Automatic Video Editing Method for Coal Mine Drilling Site Based on Improved YOLO11n and PaddleOCR

LI Xiaojun, LI Miao, ZHAO Mingyang   

  1. 1.School of Energy Science and Engineering, Henan Polytechnic University, Jiaozuo, Henan 454003, China
    2.Henan International Joint Laboratory of Coalmine Ground Control, Jiaozuo, Henan 454003, China
    3.School of Innovation and Entrepreneurship, Henan Polytechnic University, Jiaozuo, Henan 454003, China
  • Online:2025-09-01 Published:2025-09-01

摘要: 为解决煤矿井下瓦斯抽采钻场监控视频数据规模大、传统人工剪辑效率低的问题,提出一种将YOLO11n和PaddleOCR相结合的视频自动剪辑方法。使用YOLO11n检测视频图像帧中的指示牌目标,并根据检测框坐标信息进行裁剪;将裁剪的目标区域输入PaddleOCR中进行文字识别;依据设定的剪辑逻辑规则对视频进行自动剪辑。为提升YOLO11n在煤矿井下复杂环境的检测精度,提出一种新的模块Faster-EMA来替代C3k2中的Bottleneck,引入FasterBlock及EMA注意力机制,增强多尺度特征表达能力并降低冗余计算;在C2PSA层后引入Triplet Attention,通过三分支结构捕获跨维交互来计算注意力权重,进一步增强特征提取效果;采用PIoUv2替代默认损失函数CIoU以解决锚框扩展问题。同时使用改进后的YOLO11n替换PaddleOCR中的文本检测算法DBNet,解决实时性不足问题。在自建的指示牌数据集上进行实验验证,结果表明,改进的YOLO11n对比原模型,mAP50提升4.8个百分点,且使用改进YOLO11n替代DBNet后视频平均处理速度提升51.0%,FPS达到37帧/s,满足实时性需求。研究实现了基于指示牌文字内容的钻场监控视频自动剪辑,为煤矿智能化发展提供了技术参考。

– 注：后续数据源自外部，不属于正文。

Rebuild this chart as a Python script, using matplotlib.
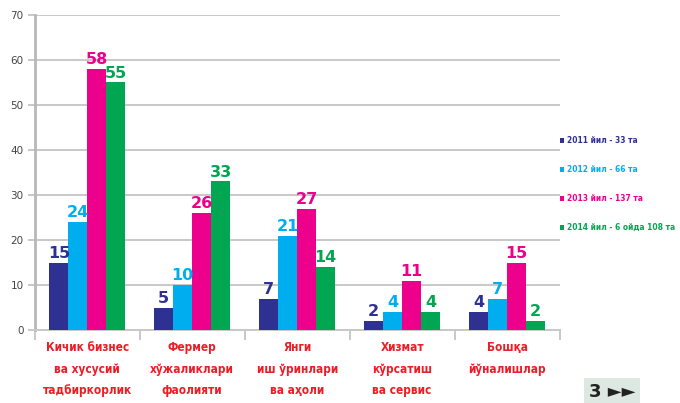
import numpy as np
import matplotlib.pyplot as plt

categories = [
    "Кичик бизнес\nва хусусий\nтадбиркорлик",
    "Фермер\nхўжаликлари\nфаолияти",
    "Янги\nиш ўринлари\nва аҳоли",
    "Хизмат\nкўрсатиш\nва сервис",
    "Бошқа\nйўналишлар",
]
series_names = [
    "2011 йил - 33 та",
    "2012 йил - 66 та",
    "2013 йил - 137 та",
    "2014 йил - 6 ойда 108 та",
]
v2011 = [15, 5, 7, 2, 4]
v2012 = [24, 10, 21, 4, 7]
v2013 = [58, 26, 27, 11, 15]
v2014 = [55, 33, 14, 4, 2]
colors = ["#2e3192", "#00aeef", "#ec008c", "#00a651"]

fig = plt.figure(figsize=(6.8, 4.03), dpi=100)
ax = fig.add_axes([0.051, 0.181, 0.772, 0.782])

x = np.arange(len(categories))
w = 0.18
for i, vals in enumerate([v2011, v2012, v2013, v2014]):
    pos = x + (i - 1.5) * w
    ax.bar(pos, vals, width=w, color=colors[i], label=series_names[i], zorder=3)
    for p, v in zip(pos, vals):
        ax.text(p, v + 0.4, str(v), ha="center", va="bottom", color=colors[i],
                fontsize=11.5, fontweight="bold", zorder=4)

ax.set_xlim(-0.5, len(categories) - 0.5)
ax.set_ylim(0, 70)
ax.set_yticks(range(0, 71, 10))
ax.yaxis.grid(True, color="#c8c8c8", linewidth=1.4, zorder=0)
ax.tick_params(axis="y", labelsize=7.5, labelcolor="#444444", color="#c8c8c8",
               length=5, width=1.4, pad=3)

ax.set_xticks(x)
ax.set_xticklabels(categories, color="#ee1c25", fontsize=8.5, fontweight="bold",
                   fontstretch="condensed", linespacing=1.85)
ax.set_xticks(np.arange(len(categories) + 1) - 0.5, minor=True)
ax.tick_params(axis="x", which="major", length=0, pad=8)
ax.tick_params(axis="x", which="minor", length=7, width=1.4, color="#c8c8c8")

for s in ["top", "right"]:
    ax.spines[s].set_visible(False)
ax.spines["left"].set_color("#b8b8b8")
ax.spines["left"].set_linewidth(2)
ax.spines["bottom"].set_color("#c8c8c8")
ax.spines["bottom"].set_linewidth(1.4)

leg = fig.legend(loc="center left", bbox_to_anchor=(0.818, 0.543), frameon=False,
                 handlelength=0.5, handleheight=0.5, handletextpad=0.4,
                 labelspacing=2.4, borderaxespad=0,
                 prop={"size": 6.0, "weight": "bold", "stretch": "condensed"})
for t, c in zip(leg.get_texts(), colors):
    t.set_color(c)

fig.text(0.9, 0.005, "3 ►►", fontsize=13, fontweight="bold", color="#222222",
         ha="center", va="bottom",
         bbox=dict(boxstyle="square,pad=0.25", facecolor="#dde8e2", edgecolor="none"))

fig.savefig("out.png", dpi=100)
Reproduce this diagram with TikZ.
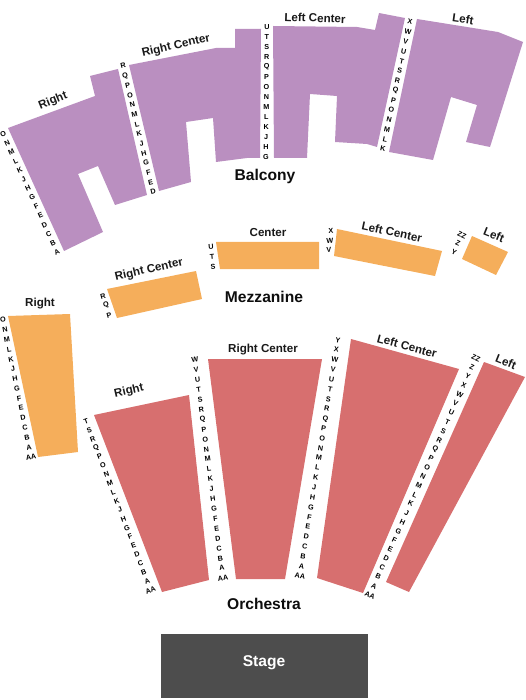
\documentclass[tikz,border=0pt]{standalone}
\usepackage{fontspec}
\setmainfont{Liberation Sans}
\definecolor{balc}{HTML}{BA8FC0}
\definecolor{mezz}{HTML}{F5AE5B}
\definecolor{orch}{HTML}{D76F6F}
\definecolor{stagec}{HTML}{4D4D4D}
\newcommand{\rowlabels}[9]{%
  \foreach \l [count=\i] in {#9} {
    \pgfmathsetmacro{\t}{(\i-1)/(#8-1)}
    \node[rowletter,rotate=#7] (#1-\i) at ({#3+(#5-#3)*\t},{#4+(#6-#4)*\t}) {\l};
  }%
}
\begin{document}
\begin{tikzpicture}[x=1pt,y=-1pt,
  rowletter/.style={inner sep=0pt,font=\fontsize{7.2}{8}\selectfont\bfseries,text=black},
  seclabel/.style={inner sep=0pt,font=\fontsize{11.6}{13}\selectfont\bfseries,text=black!90},
  levellabel/.style={inner sep=0pt,font=\fontsize{15.6}{18}\selectfont\bfseries,text=black!95},
  balcsec/.style={fill=balc,draw=none},
  mezzsec/.style={fill=mezz,draw=none},
  orchsec/.style={fill=orch,draw=none}]
\useasboundingbox (0,0) rectangle (525,700);
% Balcony
\fill[balcsec] (8,128)--(95,96)--(90,76)--(118,69)--(147,195)--(115,205)--(98,166)--(78,174)--(103,232)--(64,251)--cycle;
\fill[balcsec] (129,65)--(216,48)--(235,48)--(235,29)--(261,29)--(260,158)--(247,158)--(216,162)--(213,118)--(186,122)--(191,182)--(159,191)--cycle;
\fill[balcsec] (273,26)--(357,27)--(375,30)--(379,13)--(405,18)--(377,147)--(367,144)--(335,142)--(337,96)--(310,94)--(307,158)--(274,158)--cycle;
\fill[balcsec] (417,19)--(498,32)--(523,42)--(490,147)--(466,142)--(477,105)--(451,97)--(433,160)--(389,152)--cycle;
% Mezzanine
\fill[mezzsec] (107,289)--(196,271)--(202,299)--(117,318)--cycle;
\fill[mezzsec] (216,242)--(319,242)--(319,269)--(220,269)--cycle;
\fill[mezzsec] (337,229)--(442,251)--(435,276)--(334,256)--cycle;
\fill[mezzsec] (472,236)--(508,252)--(496,275)--(462,259)--cycle;
\fill[mezzsec] (8,316)--(70,314)--(78,452)--(38,457)--cycle;
% Orchestra
\fill[orchsec] (94,415)--(189,395)--(209,580)--(162,592)--cycle;
\fill[orchsec] (208,359)--(322,359)--(285,579)--(236,579)--cycle;
\fill[orchsec] (351,339)--(459,369)--(363,593)--(317,578)--cycle;
\fill[orchsec] (484,362)--(525,377)--(409,592)--(386,582)--cycle;
% Stage
\fill[stagec] (161,634) rectangle (368,698);
% Row letters
\rowlabels{ba}{}{3}{134}{57}{252}{25}{14}{O,N,M,L,K,J,H,G,F,E,D,C,B,A}
\rowlabels{bb}{}{123}{66}{153}{192}{13}{14}{R,Q,P,O,N,M,L,K,J,H,G,F,E,D}
\rowlabels{bc}{}{267}{27}{266}{157}{0}{14}{U,T,S,R,Q,P,O,N,M,L,K,J,H,G}
\rowlabels{bd}{}{410}{22}{383}{149}{-12}{14}{X,W,V,U,T,S,R,Q,P,O,N,M,L,K}
\rowlabels{ma}{}{103}{296}{109}{315}{15}{3}{R,Q,P}
\rowlabels{mb}{}{211}{247}{213}{267}{5}{3}{U,T,S}
\rowlabels{mc}{}{331}{231}{329}{250}{3}{3}{X,W,V}
\rowlabels{md}{}{462}{235}{454}{252}{-25}{3}{ZZ,Z,Y}
\rowlabels{me}{}{3}{320}{31}{457}{10}{15}{O,N,M,L,K,J,H,G,F,E,D,C,B,A,AA}
\rowlabels{oa}{}{86}{421}{154}{599}{20}{21}{T,S,R,Q,P,O,N,M,L,K,J,H,G,F,E,D,C,B,A,AA}
\rowlabels{ob}{}{195}{360}{223}{578}{8}{23}{W,V,U,T,S,R,Q,P,O,N,M,L,K,J,H,G,F,E,D,C,B,A,AA}
\rowlabels{oc}{}{338}{340}{300}{576}{-9}{25}{Y,X,W,V,U,T,S,R,Q,P,O,N,M,L,K,J,H,G,F,E,D,C,B,A,AA}
\rowlabels{od}{}{476}{358}{370}{595}{-25}{27}{ZZ,Z,Y,X,W,V,U,T,S,R,Q,P,O,N,M,L,K,J,H,G,F,E,D,C,B,A,AA}
% Section labels
\node[seclabel,rotate=22] (l1) at (53,101) {Right};
\node[seclabel,rotate=13] (l2) at (176,46) {Right Center};
\node[seclabel,rotate=-2] (l3) at (315,18) {Left Center};
\node[seclabel,rotate=-8] (l4) at (463,19) {Left};
\node[seclabel,rotate=13] (l5) at (149,270) {Right Center};
\node[seclabel] (l6) at (268,233) {Center};
\node[seclabel,rotate=-12] (l7) at (392,232) {Left Center};
\node[seclabel,rotate=-22] (l8) at (494,235) {Left};
\node[seclabel] (l9) at (40,304) {Right};
\node[seclabel,rotate=13] (l10) at (129,391) {Right};
\node[seclabel] (l11) at (263,350) {Right Center};
\node[seclabel,rotate=-15] (l12) at (407,346) {Left Center};
\node[seclabel,rotate=-22] (l13) at (506,362) {Left};
% Level labels
\node[levellabel] (balcony) at (265,176) {Balcony};
\node[levellabel] (mezzanine) at (264,297) {Mezzanine};
\node[levellabel] (orchestra) at (264,604) {Orchestra};
\node[levellabel,text=white] (stage) at (264,663) {Stage};
\end{tikzpicture}
\end{document}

关键词: 煤矿钻场, 视频剪辑, 文本识别, YOLO11n, PaddleOCR

Abstract: A video automatic editing method combining YOLO11n and PaddleOCR is proposed to solve the problems of large scale of monitoring video data and low efficiency of traditional manual editing in underground gas extraction drilling sites in coal mines. This paper first uses YOLO11n to detect signage targets in video image frames and crops them based on the coordinate information of the predicted box. Next, it inputs the cropped target area into PaddleOCR for text recognition. Finally, it automatically edits the video according to the set editing logic rules. To improve the detection accuracy of YOLO11n, a new module Faster-EMA is proposed to replace Bottleneck in C3k2. This module introduces FasterBlock and EMA attention mechanism to enhance multi-scale feature expression ability and reduce redundant computation. It introduces Triplet Attention after the C2PSA layer, captures cross dimensional interactions through a three branch structure to calculate attention weights and further enhances feature extraction performance. It uses PIoUv2 instead of the default loss function CIoU to solve the anchor box extension problem, and to speed up video processing, and it uses the improved YOLO11n to replace the text detection algorithm DBNet in PaddleOCR. Experimental verification is conducted on the self-built signage dataset, and the results show that the improved YOLO11n model improves mAP50 by 4.8 percentage points compared to the original model. Moreover, the use of the improved YOLO11n instead of DBNet increases the average video processing speed by 51.0%, and the FPS reaches 37 frames per second, meeting real-time requirements. This paper has achieved automatic video editing of drilling site monitoring based on signage text content, providing reference and technical support for the intelligent development of coal mines.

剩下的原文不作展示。